▸ What the exercise asks
The required output is a word-for-word copy of the lines from the line bearing "Write the React, TypeScript" through the line bearing "const yTicks = [0, 2, 4, 6, 8, 10, 12]", inclusive, and no other lines.

===== Extracted information =====

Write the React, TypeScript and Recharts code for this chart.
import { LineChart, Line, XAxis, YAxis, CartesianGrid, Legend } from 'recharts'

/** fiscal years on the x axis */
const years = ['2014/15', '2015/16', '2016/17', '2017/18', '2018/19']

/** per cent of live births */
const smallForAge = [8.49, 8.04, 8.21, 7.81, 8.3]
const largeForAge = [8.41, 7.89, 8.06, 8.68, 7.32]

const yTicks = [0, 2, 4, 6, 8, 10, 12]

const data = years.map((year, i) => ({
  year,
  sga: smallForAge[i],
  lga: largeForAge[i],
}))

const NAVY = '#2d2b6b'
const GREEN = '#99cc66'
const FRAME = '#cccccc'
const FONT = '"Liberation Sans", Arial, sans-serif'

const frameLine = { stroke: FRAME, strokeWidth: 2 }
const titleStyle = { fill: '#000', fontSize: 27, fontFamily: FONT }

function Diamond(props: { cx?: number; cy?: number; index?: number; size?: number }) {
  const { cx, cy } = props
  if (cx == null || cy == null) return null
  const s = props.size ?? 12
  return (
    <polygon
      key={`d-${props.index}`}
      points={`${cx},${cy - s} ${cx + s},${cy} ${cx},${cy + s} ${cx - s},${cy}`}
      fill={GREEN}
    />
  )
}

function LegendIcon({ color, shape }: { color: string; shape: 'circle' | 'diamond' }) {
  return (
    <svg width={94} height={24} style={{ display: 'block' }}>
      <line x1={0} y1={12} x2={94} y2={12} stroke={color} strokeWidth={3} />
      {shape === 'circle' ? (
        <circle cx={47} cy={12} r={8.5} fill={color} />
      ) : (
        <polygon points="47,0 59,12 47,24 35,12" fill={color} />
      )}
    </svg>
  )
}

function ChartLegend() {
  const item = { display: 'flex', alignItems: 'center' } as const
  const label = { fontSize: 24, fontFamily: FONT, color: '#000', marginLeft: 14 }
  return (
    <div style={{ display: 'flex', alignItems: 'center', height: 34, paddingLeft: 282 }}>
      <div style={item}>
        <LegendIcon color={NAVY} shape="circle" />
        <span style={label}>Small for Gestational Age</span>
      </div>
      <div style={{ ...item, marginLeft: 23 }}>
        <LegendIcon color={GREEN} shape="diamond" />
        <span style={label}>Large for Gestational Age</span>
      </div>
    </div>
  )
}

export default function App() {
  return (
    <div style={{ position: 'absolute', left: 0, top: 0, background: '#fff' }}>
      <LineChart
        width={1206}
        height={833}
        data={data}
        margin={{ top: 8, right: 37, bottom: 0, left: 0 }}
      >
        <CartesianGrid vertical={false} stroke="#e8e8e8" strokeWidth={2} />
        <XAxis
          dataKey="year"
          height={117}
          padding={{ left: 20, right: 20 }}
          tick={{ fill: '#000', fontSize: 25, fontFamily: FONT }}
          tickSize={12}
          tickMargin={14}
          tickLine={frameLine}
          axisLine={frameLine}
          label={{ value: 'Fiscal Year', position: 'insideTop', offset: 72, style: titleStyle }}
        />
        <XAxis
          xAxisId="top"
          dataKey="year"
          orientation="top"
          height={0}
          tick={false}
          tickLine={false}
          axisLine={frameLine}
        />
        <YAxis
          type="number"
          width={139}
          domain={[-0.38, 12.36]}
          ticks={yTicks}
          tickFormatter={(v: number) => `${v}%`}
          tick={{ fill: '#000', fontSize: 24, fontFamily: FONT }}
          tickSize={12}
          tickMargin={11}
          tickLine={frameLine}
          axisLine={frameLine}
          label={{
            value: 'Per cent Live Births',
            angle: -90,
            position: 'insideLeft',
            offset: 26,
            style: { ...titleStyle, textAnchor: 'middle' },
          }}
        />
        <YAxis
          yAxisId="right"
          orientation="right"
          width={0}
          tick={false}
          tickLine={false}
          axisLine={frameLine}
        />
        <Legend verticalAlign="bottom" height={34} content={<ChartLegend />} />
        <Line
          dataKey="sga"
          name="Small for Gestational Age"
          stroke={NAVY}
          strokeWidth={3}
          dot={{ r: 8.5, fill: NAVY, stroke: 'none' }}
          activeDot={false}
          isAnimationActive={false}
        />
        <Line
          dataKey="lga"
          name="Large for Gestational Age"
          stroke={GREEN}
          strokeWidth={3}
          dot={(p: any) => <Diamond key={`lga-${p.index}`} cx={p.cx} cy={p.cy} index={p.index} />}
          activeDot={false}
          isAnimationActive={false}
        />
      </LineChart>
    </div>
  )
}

=====
===== Extracted information =====

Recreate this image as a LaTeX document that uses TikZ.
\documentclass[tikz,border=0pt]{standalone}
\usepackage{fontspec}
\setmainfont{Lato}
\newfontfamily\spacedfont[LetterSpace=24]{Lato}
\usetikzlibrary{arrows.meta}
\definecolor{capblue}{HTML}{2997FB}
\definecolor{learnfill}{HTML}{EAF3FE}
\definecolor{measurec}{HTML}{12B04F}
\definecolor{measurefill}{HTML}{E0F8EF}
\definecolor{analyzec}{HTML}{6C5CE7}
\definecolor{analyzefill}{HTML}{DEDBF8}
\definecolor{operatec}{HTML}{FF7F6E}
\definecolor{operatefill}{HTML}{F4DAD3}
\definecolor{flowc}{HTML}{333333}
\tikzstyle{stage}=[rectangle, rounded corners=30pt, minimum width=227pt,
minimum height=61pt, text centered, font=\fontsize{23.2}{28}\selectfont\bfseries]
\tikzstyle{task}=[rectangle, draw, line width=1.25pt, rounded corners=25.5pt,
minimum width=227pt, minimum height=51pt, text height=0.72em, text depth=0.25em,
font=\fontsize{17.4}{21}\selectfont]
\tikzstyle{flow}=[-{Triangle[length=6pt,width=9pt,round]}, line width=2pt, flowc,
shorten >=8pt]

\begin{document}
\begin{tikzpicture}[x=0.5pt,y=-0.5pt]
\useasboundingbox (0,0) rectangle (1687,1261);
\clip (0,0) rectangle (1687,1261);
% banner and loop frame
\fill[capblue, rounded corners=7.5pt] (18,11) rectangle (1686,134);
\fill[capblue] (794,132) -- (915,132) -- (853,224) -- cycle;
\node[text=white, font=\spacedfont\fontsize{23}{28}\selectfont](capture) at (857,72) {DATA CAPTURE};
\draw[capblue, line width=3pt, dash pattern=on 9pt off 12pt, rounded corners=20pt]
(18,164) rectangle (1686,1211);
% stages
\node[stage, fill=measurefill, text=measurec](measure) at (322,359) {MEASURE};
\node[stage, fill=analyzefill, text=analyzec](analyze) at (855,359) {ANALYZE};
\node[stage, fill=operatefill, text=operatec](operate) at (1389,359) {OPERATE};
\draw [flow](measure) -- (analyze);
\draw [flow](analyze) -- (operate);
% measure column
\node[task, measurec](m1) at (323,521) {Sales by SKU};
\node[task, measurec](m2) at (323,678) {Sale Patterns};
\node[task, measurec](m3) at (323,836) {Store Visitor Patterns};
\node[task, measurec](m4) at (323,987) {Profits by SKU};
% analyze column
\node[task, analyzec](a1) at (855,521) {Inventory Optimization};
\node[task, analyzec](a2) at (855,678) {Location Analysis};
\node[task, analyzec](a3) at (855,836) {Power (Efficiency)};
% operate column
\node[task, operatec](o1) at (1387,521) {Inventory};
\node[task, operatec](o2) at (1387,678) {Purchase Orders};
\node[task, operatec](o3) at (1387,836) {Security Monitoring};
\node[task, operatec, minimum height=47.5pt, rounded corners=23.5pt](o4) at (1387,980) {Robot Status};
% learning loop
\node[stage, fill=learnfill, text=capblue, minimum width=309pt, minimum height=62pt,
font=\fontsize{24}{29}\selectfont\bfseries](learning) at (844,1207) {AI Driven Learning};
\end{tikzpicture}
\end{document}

=====
===== Extracted information =====

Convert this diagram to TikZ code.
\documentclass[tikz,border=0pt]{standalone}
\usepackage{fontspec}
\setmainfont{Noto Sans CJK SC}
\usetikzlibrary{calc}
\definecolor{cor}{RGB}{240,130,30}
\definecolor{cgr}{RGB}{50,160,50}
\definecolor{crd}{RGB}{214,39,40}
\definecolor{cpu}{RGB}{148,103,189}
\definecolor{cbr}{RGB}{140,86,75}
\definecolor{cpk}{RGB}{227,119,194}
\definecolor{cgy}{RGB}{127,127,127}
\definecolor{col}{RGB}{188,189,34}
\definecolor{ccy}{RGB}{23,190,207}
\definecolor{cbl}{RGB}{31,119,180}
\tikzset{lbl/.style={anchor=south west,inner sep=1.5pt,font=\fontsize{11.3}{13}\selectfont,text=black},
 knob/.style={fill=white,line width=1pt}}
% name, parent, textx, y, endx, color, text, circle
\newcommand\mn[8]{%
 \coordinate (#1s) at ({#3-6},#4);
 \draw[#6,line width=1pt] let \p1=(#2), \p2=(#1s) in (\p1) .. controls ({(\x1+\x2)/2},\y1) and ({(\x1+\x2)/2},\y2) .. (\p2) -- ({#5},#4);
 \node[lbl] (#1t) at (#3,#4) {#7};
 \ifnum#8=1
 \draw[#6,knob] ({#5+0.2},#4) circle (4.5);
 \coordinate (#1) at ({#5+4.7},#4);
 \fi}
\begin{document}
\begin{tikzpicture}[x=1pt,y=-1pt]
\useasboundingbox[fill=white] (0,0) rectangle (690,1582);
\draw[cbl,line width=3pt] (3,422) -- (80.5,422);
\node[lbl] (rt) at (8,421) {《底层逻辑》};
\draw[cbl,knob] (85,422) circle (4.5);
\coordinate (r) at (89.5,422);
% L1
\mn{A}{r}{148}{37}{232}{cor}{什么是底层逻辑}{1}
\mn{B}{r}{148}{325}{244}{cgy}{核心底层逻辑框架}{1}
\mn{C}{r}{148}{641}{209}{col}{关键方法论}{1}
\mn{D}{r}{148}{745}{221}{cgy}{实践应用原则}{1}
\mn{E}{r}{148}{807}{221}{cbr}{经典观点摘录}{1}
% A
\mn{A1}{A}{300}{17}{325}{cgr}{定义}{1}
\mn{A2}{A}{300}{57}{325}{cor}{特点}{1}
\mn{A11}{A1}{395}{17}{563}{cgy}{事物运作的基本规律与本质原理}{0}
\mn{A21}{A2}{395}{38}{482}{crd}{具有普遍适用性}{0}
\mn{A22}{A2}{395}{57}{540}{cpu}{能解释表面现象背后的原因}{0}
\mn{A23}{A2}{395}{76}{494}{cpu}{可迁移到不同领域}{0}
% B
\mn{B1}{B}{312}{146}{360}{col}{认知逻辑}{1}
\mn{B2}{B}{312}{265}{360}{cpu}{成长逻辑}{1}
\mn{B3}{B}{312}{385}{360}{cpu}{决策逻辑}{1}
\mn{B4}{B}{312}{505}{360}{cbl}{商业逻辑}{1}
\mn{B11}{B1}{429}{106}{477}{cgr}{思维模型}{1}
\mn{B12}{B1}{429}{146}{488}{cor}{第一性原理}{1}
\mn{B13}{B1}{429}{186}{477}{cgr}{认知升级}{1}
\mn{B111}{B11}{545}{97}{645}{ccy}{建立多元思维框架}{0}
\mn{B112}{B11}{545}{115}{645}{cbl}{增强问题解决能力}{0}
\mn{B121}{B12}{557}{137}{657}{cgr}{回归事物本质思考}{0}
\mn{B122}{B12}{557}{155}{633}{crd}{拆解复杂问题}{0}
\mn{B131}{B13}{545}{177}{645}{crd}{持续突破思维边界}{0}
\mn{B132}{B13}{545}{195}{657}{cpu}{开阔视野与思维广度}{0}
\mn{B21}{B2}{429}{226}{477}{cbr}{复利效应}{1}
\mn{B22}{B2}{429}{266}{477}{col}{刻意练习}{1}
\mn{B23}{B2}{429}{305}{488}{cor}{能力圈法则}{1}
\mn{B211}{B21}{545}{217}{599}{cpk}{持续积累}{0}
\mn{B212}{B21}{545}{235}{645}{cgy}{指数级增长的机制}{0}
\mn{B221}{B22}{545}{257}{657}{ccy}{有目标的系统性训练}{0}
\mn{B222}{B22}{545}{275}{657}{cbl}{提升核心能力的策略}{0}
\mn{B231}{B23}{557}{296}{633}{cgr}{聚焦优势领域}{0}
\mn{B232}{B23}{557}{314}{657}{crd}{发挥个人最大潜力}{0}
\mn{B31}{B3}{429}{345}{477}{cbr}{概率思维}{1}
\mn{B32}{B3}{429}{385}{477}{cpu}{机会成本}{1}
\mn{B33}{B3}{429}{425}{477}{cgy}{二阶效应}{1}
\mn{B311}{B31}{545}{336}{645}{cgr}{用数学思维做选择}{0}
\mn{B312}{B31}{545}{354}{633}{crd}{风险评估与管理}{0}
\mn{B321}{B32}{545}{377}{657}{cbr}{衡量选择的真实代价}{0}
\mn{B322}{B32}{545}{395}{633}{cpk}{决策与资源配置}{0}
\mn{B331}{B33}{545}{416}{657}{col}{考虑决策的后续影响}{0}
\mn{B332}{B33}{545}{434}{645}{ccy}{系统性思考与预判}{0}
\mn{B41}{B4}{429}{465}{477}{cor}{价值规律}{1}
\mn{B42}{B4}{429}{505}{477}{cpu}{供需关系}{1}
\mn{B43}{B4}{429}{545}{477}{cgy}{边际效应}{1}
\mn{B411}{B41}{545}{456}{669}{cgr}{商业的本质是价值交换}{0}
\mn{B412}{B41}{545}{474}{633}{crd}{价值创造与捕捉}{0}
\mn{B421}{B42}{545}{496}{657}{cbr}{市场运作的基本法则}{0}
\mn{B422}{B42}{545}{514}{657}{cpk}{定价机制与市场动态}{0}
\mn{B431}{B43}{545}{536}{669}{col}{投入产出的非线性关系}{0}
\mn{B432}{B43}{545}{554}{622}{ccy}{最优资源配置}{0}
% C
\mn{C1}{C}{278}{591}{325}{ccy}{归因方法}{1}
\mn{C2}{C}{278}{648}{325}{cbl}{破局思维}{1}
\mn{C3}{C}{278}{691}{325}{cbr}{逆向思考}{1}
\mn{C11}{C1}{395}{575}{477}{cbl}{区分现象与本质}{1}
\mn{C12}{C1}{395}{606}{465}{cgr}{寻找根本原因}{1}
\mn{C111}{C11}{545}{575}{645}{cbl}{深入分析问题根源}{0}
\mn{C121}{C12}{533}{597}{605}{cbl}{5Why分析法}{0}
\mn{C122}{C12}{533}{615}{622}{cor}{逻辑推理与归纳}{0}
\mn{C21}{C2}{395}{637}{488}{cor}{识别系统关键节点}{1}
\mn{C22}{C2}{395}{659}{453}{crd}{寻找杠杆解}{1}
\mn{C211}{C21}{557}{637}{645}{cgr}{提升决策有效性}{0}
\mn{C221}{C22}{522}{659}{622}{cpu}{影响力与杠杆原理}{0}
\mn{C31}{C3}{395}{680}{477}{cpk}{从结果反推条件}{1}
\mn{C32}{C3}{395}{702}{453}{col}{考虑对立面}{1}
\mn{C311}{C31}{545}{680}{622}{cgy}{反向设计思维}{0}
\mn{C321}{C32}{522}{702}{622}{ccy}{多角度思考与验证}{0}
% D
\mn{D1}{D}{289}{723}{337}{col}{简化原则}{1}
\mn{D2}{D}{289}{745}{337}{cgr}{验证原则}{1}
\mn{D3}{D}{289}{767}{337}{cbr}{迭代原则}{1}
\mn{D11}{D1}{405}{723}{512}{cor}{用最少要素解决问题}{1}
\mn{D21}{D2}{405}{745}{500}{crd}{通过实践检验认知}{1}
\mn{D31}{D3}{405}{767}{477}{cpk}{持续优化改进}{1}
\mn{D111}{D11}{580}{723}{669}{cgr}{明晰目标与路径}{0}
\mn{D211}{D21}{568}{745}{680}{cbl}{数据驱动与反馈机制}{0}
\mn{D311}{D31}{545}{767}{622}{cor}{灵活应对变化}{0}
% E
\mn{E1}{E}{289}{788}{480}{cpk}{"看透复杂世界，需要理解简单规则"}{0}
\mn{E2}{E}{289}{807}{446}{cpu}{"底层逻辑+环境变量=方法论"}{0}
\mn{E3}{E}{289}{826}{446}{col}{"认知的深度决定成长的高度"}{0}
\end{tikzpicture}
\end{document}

=====

▸ Task result
Write the React, TypeScript and Recharts code for this chart.
import { LineChart, Line, XAxis, YAxis, CartesianGrid, Legend } from 'recharts'

/** fiscal years on the x axis */
const years = ['2014/15', '2015/16', '2016/17', '2017/18', '2018/19']

/** per cent of live births */
const smallForAge = [8.49, 8.04, 8.21, 7.81, 8.3]
const largeForAge = [8.41, 7.89, 8.06, 8.68, 7.32]

const yTicks = [0, 2, 4, 6, 8, 10, 12]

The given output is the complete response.